By: Jon P. Yankee, MBA, CFP®, AIF®

Who Would Have Thunk It?! At the end of the first quarter of last year, with U.S. large cap equities, as measured by the S&P 500 index, down 11.7% following the horrendous collapse of 2008 – who would have thought that the markets (U.S., International, Commercial Real Estate, and Commodities) would have ended 2009 with a rally of historic proportions? We didn’t predict it...but as you know, we are not in the business of predicting or speculating. Investors with a long-term strategy and an eye on the history of market cycles could have predicted that such a rally would happen – just not the timing of the rally.

For the year, the S&P 500 finished up a surprising 26.5%; international large cap stocks were up almost 28%; international small companies were up more than 41%; emerging markets were up more than 75%; commercial real estate (REITs) were up more than 27%, both in the U.S. and abroad; and commodities were up more than 13%. For many of us, 2009 felt like we were getting some of our money back, but we did not get all of it. By the vicious math of down and up markets, an investor who took the full brunt of the 40% declines in 2008 would have required more than 60% returns in the next year to break even.

Unfortunately, most investors did not participate in this historic upturn in the markets. According to the Investment Company Institute, by the end of the first quarter of 2009, total stock exposure of global investors had dropped in half, with many of those dollars flowing out of stocks and into U.S. Treasuries, just in time to catch a rare losing year in government bonds. In addition, by the end of March 2009, more than $500 billion (with a “B”!) was sitting on the sidelines in money market funds...just in time to watch and miss the historic rally for equities.

It Is Not Different This Time! In studying the history of market returns, behavioral finance, and investor behavior, these are not surprising statistics. Most investors are guided by emotions and what those around them are talking about or doing. Too often, investors make decisions based on emotion or a misguided view that they (and/or their friends, colleagues, or a CNBC market commentator) know something that the markets do not know. With our clients, we talk about “frame of reference risk.” Most investors’ frame of reference is influenced by the people surrounding them, the media, and other external factors – all of which can lead to a very narrow view of the workings of the global markets for equities and fixed income.
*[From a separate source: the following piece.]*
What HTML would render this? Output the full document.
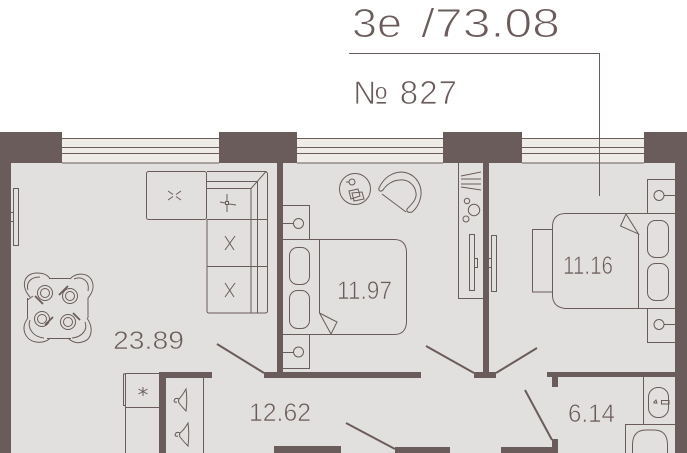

The most difficult part of investing is sticking to a strategy that involves looking at what the past has taught us (and where the markets have moved our portfolio allocations), rather than looking ahead and trying to predict the future (and change our investment strategy based on this prediction). Of course, these predictions are merely guesses, as is anything you hear about investment returns during the next year. There are positive and negative surprises in our future, events that will help or hurt. But generally, over time, the positive influences always tend to outweigh the negative ones, which is why we no longer live in caves or ride mules to work. While we do not know what the future will bring, it is a good guess that the trauma of 2008, and the first decade of the millennium, will be remembered as unusual detours in the longer-term upward march of the markets.